In a far-distant season of my life, I see Richard and I doing another mission excursion like the one we are currently completing - maybe in Europe next time - but not until after our days of being elbow-deep in very little children have passed. Here I must digress again and return to the naysayers who warned us that the mission lifestyle would simply be too hard while raising young children. You were right! I scoffed when you warned me, but it is indeed far too hard. I had no idea. I definitely do not recommend that anyone seek it out. Nevertheless, however difficult, it is not impossible, so should anyone find themselves unmistakably called, despite not having sought it, (much like ourselves), I hope not to deter you. To the contrary. This experience has been by far the most overwhelming and painful font of blessing and grace from which I have yet drunk. For a very long time I found it hard to notice anything else beside the "overwhelming" and "painful" parts. After many hours of study in the school of suffering, I have finally begun to understand the lessons of grace that have made it all so worthwhile.

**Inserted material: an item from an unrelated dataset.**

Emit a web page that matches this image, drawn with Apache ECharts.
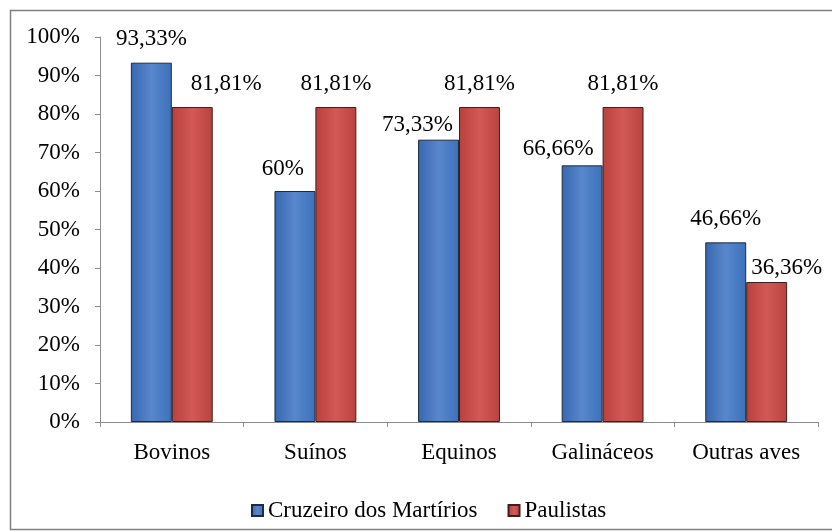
<!DOCTYPE html>
<html>
<head>
<meta charset="utf-8">
<script src="https://cdn.jsdelivr.net/npm/echarts@6/dist/echarts.min.js"></script>
<style>
  html, body { margin: 0; padding: 0; background: #fff; }
  #chartsbox { width: 832px; height: 532px; }
</style>
</head>
<body>
<div id="chartsbox"></div>
<script type="text/javascript">
    // dados do grafico
    var aCategorias = ['Bovinos', 'Suínos', 'Equinos', 'Galináceos', 'Outras aves'];
    var aCruzeiro = [93.33, 60, 73.33, 66.66, 46.66];
    var aPaulistas = [81.81, 81.81, 81.81, 81.81, 36.36];
    var aSeries = ['Cruzeiro dos Martírios', 'Paulistas'];
    var aTicks = [0, 10, 20, 30, 40, 50, 60, 70, 80, 90, 100];

    // deslocamento manual dos rotulos (como no original)
    var offCruzeiro = [[0, 0], [-12, 1], [-21, 9], [-24, 7], [0, 0]];
    var offPaulistas = [[34, 0], [0, 0], [0, 0], [0, 0], [20, 9]];

    var fonte = '"Liberation Serif", "Times New Roman", serif';

    function Gradiente(c0, c1, c2) {
        return new echarts.graphic.LinearGradient(0, 0, 1, 0, [
            { offset: 0, color: c0 },
            { offset: 0.5, color: c1 },
            { offset: 1, color: c2 }
        ]);
    }
    var corAzul = Gradiente('#3767b0', '#5887cc', '#3b71bb');
    var corVermelha = Gradiente('#b8403d', '#d25955', '#ba433f');

    function MontaDados(aValores, aOff) {
        var out = [];
        for (var i = 0; i < aValores.length; i++) {
            out.push({ value: aValores[i], label: { offset: aOff[i] } });
        }
        return out;
    }

    var rotulo = {
        show: true,
        position: 'top',
        distance: 12,
        fontFamily: fonte,
        fontSize: 23,
        color: '#000',
        formatter: function (p) { return String(p.value).replace('.', ',') + '%'; }
    };

    var myChart = echarts.init(document.getElementById('chartsbox'));
    var option = {
        backgroundColor: '#fff',
        animation: false,
        textStyle: { fontFamily: fonte },
        graphic: [{
            type: 'rect',
            shape: { x: 10.5, y: 10.5, width: 840, height: 519 },
            style: { fill: 'none', stroke: '#7f7f7f', lineWidth: 1.5 },
            silent: true
        }],
        grid: { left: 100, right: 14, top: 37, bottom: 110 },
        legend: {
            data: aSeries,
            icon: 'rect',
            left: 246,
            top: 494,
            itemWidth: 11,
            itemHeight: 11,
            itemGap: 30,
            textStyle: { fontFamily: fonte, fontSize: 23, color: '#000' }
        },
        xAxis: {
            type: 'category',
            data: aCategorias,
            axisLine: { lineStyle: { color: '#8c8c8c', width: 1 } },
            axisTick: { show: true, length: 5, lineStyle: { color: '#8c8c8c' } },
            axisLabel: { margin: 19, fontFamily: fonte, fontSize: 23, color: '#000' }
        },
        yAxis: {
            type: 'value',
            min: aTicks[0],
            max: aTicks[aTicks.length - 1],
            interval: 10,
            axisLine: { show: true, lineStyle: { color: '#8c8c8c', width: 1 } },
            axisTick: { show: true, length: 5, lineStyle: { color: '#8c8c8c' } },
            splitLine: { show: false },
            axisLabel: { margin: 20, fontFamily: fonte, fontSize: 23, color: '#000', formatter: '{value}%' }
        },
        series: [
            {
                name: aSeries[0],
                type: 'bar',
                barGap: '0%',
                barCategoryGap: '43%',
                data: MontaDados(aCruzeiro, offCruzeiro),
                itemStyle: { color: corAzul, borderColor: '#1f2a3a', borderWidth: 1 },
                label: rotulo
            },
            {
                name: aSeries[1],
                type: 'bar',
                barGap: '0%',
                barCategoryGap: '43%',
                data: MontaDados(aPaulistas, offPaulistas),
                itemStyle: { color: corVermelha, borderColor: '#3a1f1f', borderWidth: 1 },
                label: rotulo
            }
        ]
    };
    myChart.setOption(option);
</script>
</body>
</html>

Digression over. Back to the main theme, which was my own little dream for the life I'd love to come home to. It involves finding that sweet little country house.
*Size: Small. Charming. Maybe three bedrooms instead of two. With warm, homey wooden floors throughout and a ridiculous abundance of windows and sunlight. An updated kitchen and bath (just avoiding the seasick 1970's hues of our Hopewell bathroom). Great storage spaces. Clean, no mold or mildew issues to torment my asthma. And I'd love a tiny sunroom. Sunrooms are all the rage in New Zealand and I've grown rather fond of them. An established garden would be nice too, but is really not nearly as important as the wood floors and sunlight. In fact, scratch the garden. Let's just focus on the floors and windows and the lovely kitchen.

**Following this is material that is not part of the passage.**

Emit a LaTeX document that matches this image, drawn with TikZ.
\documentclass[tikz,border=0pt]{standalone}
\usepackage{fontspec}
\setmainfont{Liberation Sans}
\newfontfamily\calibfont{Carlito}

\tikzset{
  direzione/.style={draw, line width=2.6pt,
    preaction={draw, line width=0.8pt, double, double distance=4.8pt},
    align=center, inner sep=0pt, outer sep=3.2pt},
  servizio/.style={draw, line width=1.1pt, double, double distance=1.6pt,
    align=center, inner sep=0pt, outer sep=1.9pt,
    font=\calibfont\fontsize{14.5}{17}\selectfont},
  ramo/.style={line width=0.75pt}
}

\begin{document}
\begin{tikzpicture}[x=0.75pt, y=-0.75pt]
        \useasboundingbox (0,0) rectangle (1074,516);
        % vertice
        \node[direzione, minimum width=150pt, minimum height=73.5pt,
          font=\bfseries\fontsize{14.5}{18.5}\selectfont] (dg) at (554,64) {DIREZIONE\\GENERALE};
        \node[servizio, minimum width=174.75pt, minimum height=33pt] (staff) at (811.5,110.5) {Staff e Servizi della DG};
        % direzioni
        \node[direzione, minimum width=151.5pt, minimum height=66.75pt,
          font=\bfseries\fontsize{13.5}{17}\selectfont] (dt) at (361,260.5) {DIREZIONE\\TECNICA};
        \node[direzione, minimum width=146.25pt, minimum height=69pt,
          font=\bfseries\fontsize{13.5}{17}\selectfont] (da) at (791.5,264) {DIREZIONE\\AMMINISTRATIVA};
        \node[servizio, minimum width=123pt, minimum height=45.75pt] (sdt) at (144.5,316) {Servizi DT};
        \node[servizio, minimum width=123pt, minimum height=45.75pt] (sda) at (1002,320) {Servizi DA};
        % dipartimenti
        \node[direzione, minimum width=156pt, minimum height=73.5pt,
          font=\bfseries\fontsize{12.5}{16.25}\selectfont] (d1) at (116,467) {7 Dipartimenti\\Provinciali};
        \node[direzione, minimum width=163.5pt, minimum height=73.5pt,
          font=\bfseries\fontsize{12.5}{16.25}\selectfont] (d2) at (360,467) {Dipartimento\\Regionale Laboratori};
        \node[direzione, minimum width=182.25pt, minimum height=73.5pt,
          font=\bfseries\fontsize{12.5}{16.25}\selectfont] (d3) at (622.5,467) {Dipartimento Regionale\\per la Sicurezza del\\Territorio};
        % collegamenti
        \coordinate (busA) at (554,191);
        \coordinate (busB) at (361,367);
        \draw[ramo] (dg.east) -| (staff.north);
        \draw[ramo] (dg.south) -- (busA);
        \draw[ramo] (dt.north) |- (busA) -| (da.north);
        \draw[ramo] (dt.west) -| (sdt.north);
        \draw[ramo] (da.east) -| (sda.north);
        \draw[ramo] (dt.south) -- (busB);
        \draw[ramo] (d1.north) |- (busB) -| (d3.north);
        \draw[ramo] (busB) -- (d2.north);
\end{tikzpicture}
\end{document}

*Location: Rural. Ideally within 10 minutes or so of a church so that we can continue attending daily Mass. A 35 or 40 minute commute (max) to Rich's Dream Job. In driving distance of Grandma's house. In close community with a few likeminded young families. Surrounded by quiet country roads (paved or no) suitable for long walks with multiple children in tow. And when I say "country", what I mean is that I want chickens and a lamb. Not a whole farm, just a few farm animals. I'd like to live next door to a farm (so that I could ask the farmer questions like if we need to keep our chickens safe from the cat we've already promised the children?) I've never actually done "rural" as a lifestyle - but have always dreamed of doing so since I was a girl and used to sketch out the farm and farmhouse I'd inhabit as an adult. New Zealand's sprawling farmlands and friendly roosters have reawakened those desires that I have dismissed as childish for too long. Handling a 36 hour old lamb this week (umbilical cord still attached) cemented everything.
Ok, those who read and pray. There's the dream, all laid out. A job for Richard and a home for Kelly. Now we wait and see what the Lord has in mind.